=== What the exercise asks ===
In the data below, locate each line with the word "that" and list it.
======== Exercise material ========
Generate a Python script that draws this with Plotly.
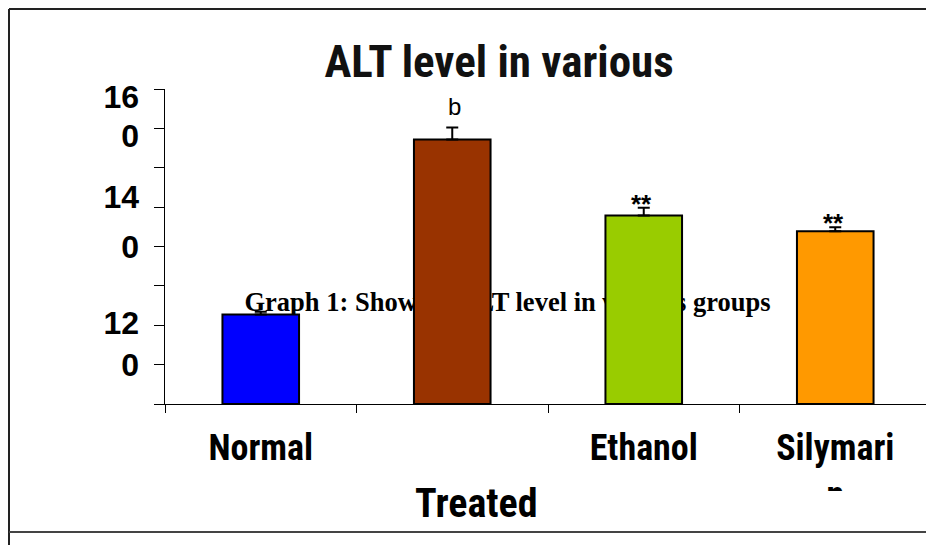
import plotly.graph_objects as go

# ---- data ----
groups = ["Normal", "Ethanol Treated", "Ethanol + Extract", "Silymarin"]
group_ticks = ["Normal", "", "Ethanol", "Silymari<br>n"]
alt_mean = [45.5, 134.4, 95.8, 87.8]
alt_err = [1.3, 6.0, 3.9, 2.0]
bar_colors = ["#0000FF", "#993300", "#99CC00", "#FF9900"]
sig_marks = ["", "b", "**", "**"]
y_ticks = [0, 20, 40, 60, 80, 100, 120, 140, 160]
y_label_vals = [156, 136, 105, 80, 41, 20]
y_label_text = ["16", "0", "14", "0", "12", "0"]
caption = "Graph 1: Showing ALT level in various groups"
title_text = "ALT level in various"
x_title = "Treated"

OFF = 8                      # page margin of the browser
W, H = 926, 537
L, R, T, B = 157, 3, 81, 141
PW, PH = W - L - R, H - T - B
CAT_PX = 191.5               # width of one category in the reference
X_MAX = -0.5 + PW / CAT_PX


def px(xpix):                # screen x -> paper x
    return (xpix - OFF - L) / PW


def py(ypix):                # screen y -> paper y
    return (H - B - (ypix - OFF)) / PH


COND = "Roboto Condensed, Roboto, sans-serif"
SANS = "Liberation Sans, Arial, sans-serif"
SERIF = "Liberation Serif, Times New Roman, serif"

fig = go.Figure()
fig.add_trace(go.Bar(
    x=groups, y=alt_mean, width=0.4,
    marker=dict(color=bar_colors, line=dict(color="black", width=2)),
    error_y=dict(type="data", symmetric=False, array=alt_err,
                 arrayminus=[0] * len(alt_err), color="black",
                 thickness=2, width=6),
    showlegend=False, hoverinfo="skip",
))
# invisible helper trace carrying the secondary (label) axis
fig.add_trace(go.Scatter(x=groups, y=alt_mean, yaxis="y2", mode="markers",
                         marker=dict(opacity=0), showlegend=False,
                         hoverinfo="skip"))

annotations = []
for g, m, e, s in zip(groups, alt_mean, alt_err, sig_marks):
    if not s:
        continue
    if s == "b":
        annotations.append(dict(x=g, y=m + e, xref="x", yref="y", text=s,
                                showarrow=False, yanchor="middle", yshift=21,
                                xshift=2,
                                font=dict(family=SANS, size=24, color="black")))
    else:
        annotations.append(dict(x=g, y=m + e, xref="x", yref="y", text=s,
                                showarrow=False, yanchor="middle", yshift=4,
                                xshift=-2,
                                font=dict(family=SANS, size=26, color="black",
                                          weight="bold")))

annotations.append(dict(x=px(476), y=py(503.5), xref="paper", yref="paper",
                        text=x_title, showarrow=False, xanchor="center",
                        yanchor="middle",
                        font=dict(family=COND, size=40, color="black",
                                  weight="bold")))

shapes = [
    # page frame lines
    dict(type="line", xref="paper", yref="paper", x0=px(9), x1=px(940),
         y0=py(9), y1=py(9), line=dict(color="#222", width=2)),
    dict(type="line", xref="paper", yref="paper", x0=px(9), x1=px(9),
         y0=py(9), y1=py(550), line=dict(color="#222", width=2)),
    dict(type="line", xref="paper", yref="paper", x0=px(9), x1=px(940),
         y0=py(532), y1=py(532), line=dict(color="#444", width=2)),
    # caption lying behind the bars
    dict(type="rect", xref="paper", yref="paper", x0=px(200), x1=px(815),
         y0=py(318), y1=py(280), layer="below", line=dict(width=0),
         fillcolor="rgba(0,0,0,0)",
         label=dict(text=caption, textposition="middle center",
                    font=dict(family=SERIF, size=26.5, color="black",
                              weight="bold"))),
    # cell edge cutting the wrapped label
    dict(type="rect", xref="paper", yref="paper", x0=px(770), x1=px(910),
         y0=py(491), y1=py(528), layer="above", line=dict(width=0),
         fillcolor="white"),
]

fig.update_layout(
    width=W, height=H, autosize=False,
    margin=dict(l=L, r=R, t=T, b=B, pad=0),
    paper_bgcolor="white", plot_bgcolor="white",
    title=dict(text=title_text, x=(499 - OFF) / W, y=1 - (61.5 - OFF) / H,
               xanchor="center", yanchor="middle", xref="container",
               yref="container",
               font=dict(family=COND, size=45, color="#111",
                         weight="bold")),
    xaxis=dict(type="category", range=[-0.5, X_MAX], tickson="boundaries",
               tickmode="array", tickvals=groups, ticktext=group_ticks,
               ticks="outside", ticklen=8, tickwidth=1, tickcolor="black",
               showline=True, linecolor="black", linewidth=1,
               showgrid=False, zeroline=False, ticklabelstandoff=12,
               tickfont=dict(family=COND, size=36, color="black",
                             weight="bold")),
    yaxis=dict(range=[0, 160], tickmode="array", tickvals=y_ticks,
               showticklabels=False, ticks="outside", ticklen=10,
               tickwidth=1, tickcolor="black", showline=True,
               linecolor="black", linewidth=1, showgrid=False,
               zeroline=False),
    yaxis2=dict(range=[0, 160], overlaying="y", side="left",
                tickmode="array", tickvals=y_label_vals,
                ticktext=y_label_text, ticks="", showline=False,
                showgrid=False, zeroline=False, ticklabelstandoff=25,
                tickfont=dict(family=SANS, size=32, color="black",
                              weight="bold")),
    annotations=annotations,
    shapes=shapes,
)

fig.write_html("out.html")
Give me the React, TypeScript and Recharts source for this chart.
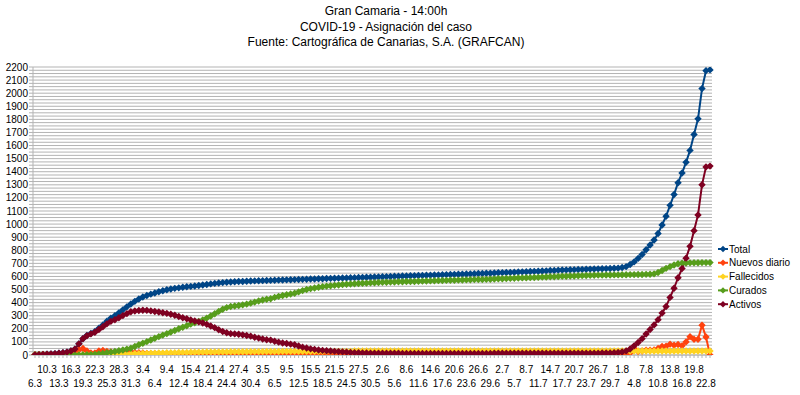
import React from 'react';
import { LineChart, Line, XAxis, YAxis, CartesianGrid } from 'recharts';

function dayLabels(month: number, from: number, to: number): string[] {
  const out: string[] = [];
  for (let d = from; d <= to; d++) out.push(`${d}.${month}`);
  return out;
}

const dates: string[] = [
  '6.3',
  ...dayLabels(3, 8, 31),
  ...dayLabels(4, 1, 30),
  ...dayLabels(5, 1, 31),
  ...dayLabels(6, 1, 30),
  ...dayLabels(7, 1, 31),
  ...dayLabels(8, 1, 23),
];

const total = [
  1, 2, 4, 6, 8, 10, 13, 17, 22, 30,
  45, 85, 125, 150, 165, 180, 205, 230, 258, 282,
  300, 322, 345, 368, 390, 410, 428, 443, 455, 465,
  474, 483, 491, 498, 504, 509, 513, 517, 521, 524,
  527, 531, 535, 539, 543, 547, 550, 553, 556, 558,
  560, 561, 562, 563, 565, 566, 567, 568, 569, 570,
  571, 572, 573, 574, 575, 576, 577, 578, 579, 580,
  581, 582, 583, 584, 585, 586, 587, 588, 589, 590,
  591, 592, 593, 594, 595, 596, 597, 598, 599, 600,
  601, 602, 603, 604, 605, 606, 607, 608, 609, 610,
  611, 612, 613, 614, 615, 616, 617, 618, 619, 620,
  621, 622, 623, 624, 625, 626, 628, 629, 630, 631,
  632, 634, 635, 636, 638, 639, 640, 642, 643, 645,
  646, 648, 649, 650, 651, 652, 653, 654, 655, 656,
  657, 658, 659, 660, 661, 663, 664, 668, 675, 691,
  711, 738, 768, 804, 840, 878, 928, 993, 1060, 1143,
  1226, 1316, 1390, 1472, 1563, 1684, 1804, 2035, 2172, 2178,
];

const nuevos = [
  1, 1, 2, 2, 2, 2, 3, 4, 5, 8,
  15, 40, 50, 30, 15, 15, 30, 35, 28, 24,
  20, 22, 23, 23, 22, 20, 18, 15, 12, 10,
  9, 9, 8, 7, 6, 5, 4, 4, 4, 3,
  3, 4, 4, 4, 4, 4, 3, 3, 3, 2,
  2, 1, 1, 1, 2, 1, 1, 1, 1, 1,
  1, 1, 1, 1, 1, 1, 1, 1, 1, 1,
  1, 1, 1, 1, 1, 1, 1, 1, 1, 1,
  1, 1, 1, 1, 1, 1, 1, 1, 1, 1,
  1, 1, 1, 1, 1, 1, 1, 1, 1, 1,
  1, 1, 1, 1, 1, 1, 1, 1, 1, 1,
  1, 1, 1, 1, 1, 1, 2, 1, 1, 1,
  1, 2, 1, 1, 2, 1, 1, 2, 1, 2,
  1, 2, 1, 1, 1, 1, 1, 1, 1, 1,
  1, 1, 1, 1, 1, 2, 1, 4, 7, 16,
  50, 27, 30, 36, 36, 38, 50, 65, 67, 83,
  75, 80, 70, 100, 140, 120, 120, 228, 137, 0,
];

const fallecidos = [
  0, 0, 0, 0, 0, 0, 0, 0, 0, 0,
  0, 0, 0, 1, 1, 1, 2, 2, 3, 3,
  4, 5, 6, 7, 8, 9, 10, 11, 12, 13,
  14, 15, 16, 17, 18, 18, 19, 20, 20, 21,
  21, 22, 22, 23, 23, 23, 24, 24, 24, 25,
  25, 25, 25, 25, 26, 26, 26, 26, 27, 27,
  27, 27, 28, 28, 28, 28, 28, 28, 28, 28,
  28, 28, 28, 28, 28, 28, 28, 28, 28, 28,
  31, 31, 31, 31, 31, 31, 31, 31, 31, 31,
  31, 31, 31, 31, 31, 31, 31, 31, 31, 31,
  31, 31, 31, 31, 31, 31, 31, 31, 31, 31,
  31, 31, 31, 31, 31, 31, 31, 31, 31, 31,
  31, 31, 31, 31, 31, 31, 31, 31, 31, 31,
  31, 31, 31, 31, 31, 31, 31, 31, 31, 31,
  31, 31, 31, 31, 31, 31, 31, 31, 31, 31,
  31, 31, 31, 31, 31, 31, 31, 31, 31, 31,
  31, 31, 31, 31, 31, 31, 31, 31, 31, 31,
];

const curados = [
  0, 0, 0, 0, 0, 0, 0, 0, 0, 0,
  0, 0, 1, 2, 3, 5, 8, 12, 17, 22,
  27, 32, 38, 45, 52, 65, 78, 90, 102, 115,
  128, 140, 152, 163, 175, 187, 200, 212, 224, 236,
  246, 256, 268, 282, 298, 315, 333, 350, 362, 370,
  374, 378, 383, 389, 396, 404, 412, 420, 426, 430,
  440, 448, 455, 460, 466, 472, 482, 492, 500, 507,
  512, 518, 522, 526, 529, 532, 535, 538, 540, 542,
  544, 546, 548, 549, 551, 552, 554, 555, 556, 557,
  558, 559, 560, 561, 561, 562, 563, 564, 565, 566,
  567, 568, 569, 570, 571, 571, 572, 573, 574, 575,
  576, 577, 577, 578, 579, 580, 582, 583, 584, 585,
  586, 588, 589, 590, 591, 592, 593, 595, 596, 598,
  598, 600, 601, 602, 603, 604, 605, 606, 607, 608,
  609, 610, 610, 611, 611, 612, 612, 613, 613, 614,
  614, 615, 615, 616, 617, 620, 630, 645, 662, 675,
  688, 697, 701, 703, 704, 705, 705, 706, 706, 706,
];

const activos = [
  1, 2, 4, 6, 8, 10, 13, 17, 22, 30,
  45, 85, 124, 147, 161, 174, 195, 216, 238, 257,
  269, 285, 301, 316, 330, 336, 340, 342, 341, 337,
  332, 328, 323, 318, 311, 304, 294, 285, 277, 267,
  260, 253, 245, 234, 222, 209, 193, 179, 170, 163,
  161, 158, 154, 149, 144, 136, 129, 122, 117, 114,
  105, 98, 92, 88, 83, 78, 69, 60, 53, 47,
  43, 38, 35, 32, 30, 28, 26, 24, 22, 20,
  18, 17, 16, 15, 14, 14, 13, 13, 13, 13,
  13, 13, 12, 12, 12, 12, 12, 12, 12, 12,
  12, 12, 12, 12, 12, 12, 12, 12, 12, 12,
  12, 12, 12, 12, 12, 13, 13, 13, 13, 13,
  13, 13, 13, 13, 13, 13, 13, 14, 14, 14,
  14, 14, 14, 14, 14, 14, 14, 14, 14, 14,
  14, 14, 15, 15, 16, 17, 19, 23, 31, 46,
  70, 95, 125, 160, 195, 230, 270, 320, 370, 440,
  510, 590, 660, 740, 830, 950, 1070, 1300, 1437, 1443,
];

const yTicks: number[] = [];
for (let v = 0; v <= 2200; v += 25) yTicks.push(v);

const titleLines = [
  'Gran Camaria - 14:00h',
  'COVID-19 - Asignación del caso',
  'Fuente: Cartográfica de Canarias, S.A. (GRAFCAN)',
];

const seriesDefs = [
  { key: 'total', name: 'Total', color: '#004586' },
  { key: 'nuevos', name: 'Nuevos diario', color: '#ff420e' },
  { key: 'fallecidos', name: 'Fallecidos', color: '#ffd320' },
  { key: 'curados', name: 'Curados', color: '#579d1c' },
  { key: 'activos', name: 'Activos', color: '#7e0021' },
];

const data = dates.map((d, i) => ({
  date: d,
  total: total[i],
  nuevos: nuevos[i],
  fallecidos: fallecidos[i],
  curados: curados[i],
  activos: activos[i],
}));

const FONT = 'Liberation Sans, Arial, sans-serif';

const makeDiamond = (color: string) => (props: any) => {
  const { cx, cy, index } = props;
  if (cx == null || cy == null) return <g key={`d${index}`} />;
  const r = 3.7;
  return (
    <polygon
      key={`d${index}`}
      points={`${cx},${cy - r} ${cx + r},${cy} ${cx},${cy + r} ${cx - r},${cy}`}
      fill={color}
      stroke="none"
    />
  );
};

const XTick = (props: any) => {
  const { x, y, payload } = props;
  const i = payload && payload.index != null ? payload.index : props.index;
  if (i % 3 !== 0) return <g />;
  const lower = (i / 3) % 2 === 0;
  return (
    <text x={x} y={y + (lower ? 29 : 15)} textAnchor="middle" fontSize={10} fill="#000" fontFamily={FONT}>
      {payload.value}
    </text>
  );
};

export default function App() {
  return (
    <div style={{ position: 'absolute', left: 0, top: 0, width: 800, height: 395, background: '#fff', fontFamily: FONT }}>
      <LineChart
        width={800}
        height={395}
        data={data}
        margin={{ top: 67, right: 88, bottom: 10, left: 0 }}
      >
        <CartesianGrid vertical={false} stroke="#b3b3b3" strokeWidth={1} />
        <XAxis
          dataKey="date"
          interval={0}
          height={30}
          padding={{ left: 2, right: 2 }}
          tick={<XTick />}
          tickSize={3}
          tickMargin={0}
          stroke="#b3b3b3"
          tickLine={{ stroke: '#b3b3b3' }}
        />
        <YAxis
          domain={[0, 2200]}
          ticks={yTicks}
          interval={0}
          width={33}
          tickSize={4}
          tickMargin={1}
          stroke="#b3b3b3"
          tick={{ fontSize: 10, fill: '#000', fontFamily: FONT }}
          tickFormatter={(v: number) => (v % 100 === 0 ? String(v) : '')}
          allowDataOverflow
        />
        {seriesDefs.map((s) => (
          <Line
            key={s.key}
            dataKey={s.key}
            name={s.name}
            stroke={s.color}
            strokeWidth={2}
            type="linear"
            dot={makeDiamond(s.color)}
            activeDot={false}
            isAnimationActive={false}
          />
        ))}
      </LineChart>
      <svg width={800} height={395} style={{ position: 'absolute', left: 0, top: 0, pointerEvents: 'none' }}>
        {titleLines.map((t, i) => (
          <text key={i} x={386} y={15 + i * 15.5} textAnchor="middle" fontSize={12} fill="#000" fontFamily={FONT}>
            {t}
          </text>
        ))}
        {seriesDefs.map((s, i) => {
          const cy = 249 + i * 13.8;
          return (
            <g key={s.key}>
              <line x1={718} x2={728} y1={cy} y2={cy} stroke={s.color} strokeWidth={2} />
              <polygon points={`723,${cy - 3.2} 726.2,${cy} 723,${cy + 3.2} 719.8,${cy}`} fill={s.color} />
              <text x={729} y={cy + 3.5} fontSize={10} fill="#000" fontFamily={FONT}>
                {s.name}
              </text>
            </g>
          );
        })}
      </svg>
    </div>
  );
}
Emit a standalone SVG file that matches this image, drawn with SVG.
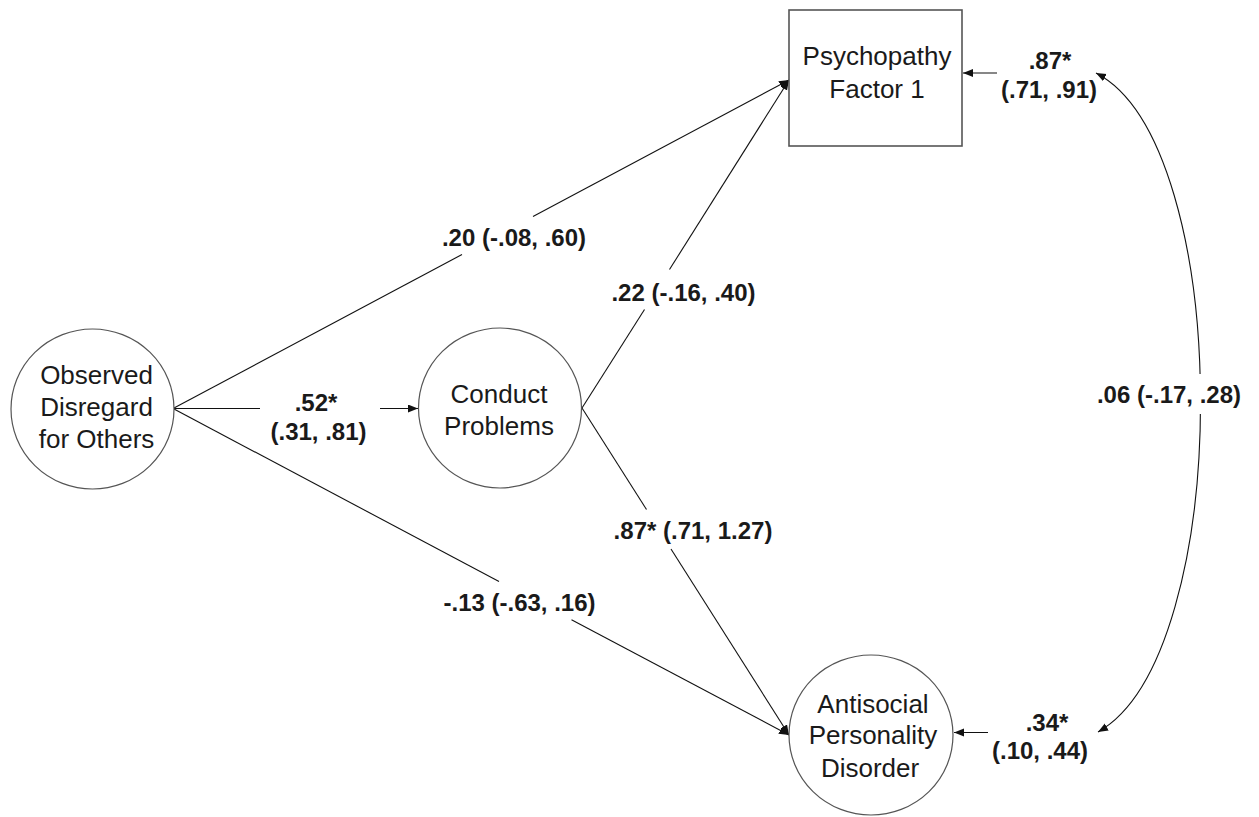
========
=== Response below ===
Generate a Python script that draws this with Plotly.
Emit a standalone SVG file that matches this image, drawn with SVG.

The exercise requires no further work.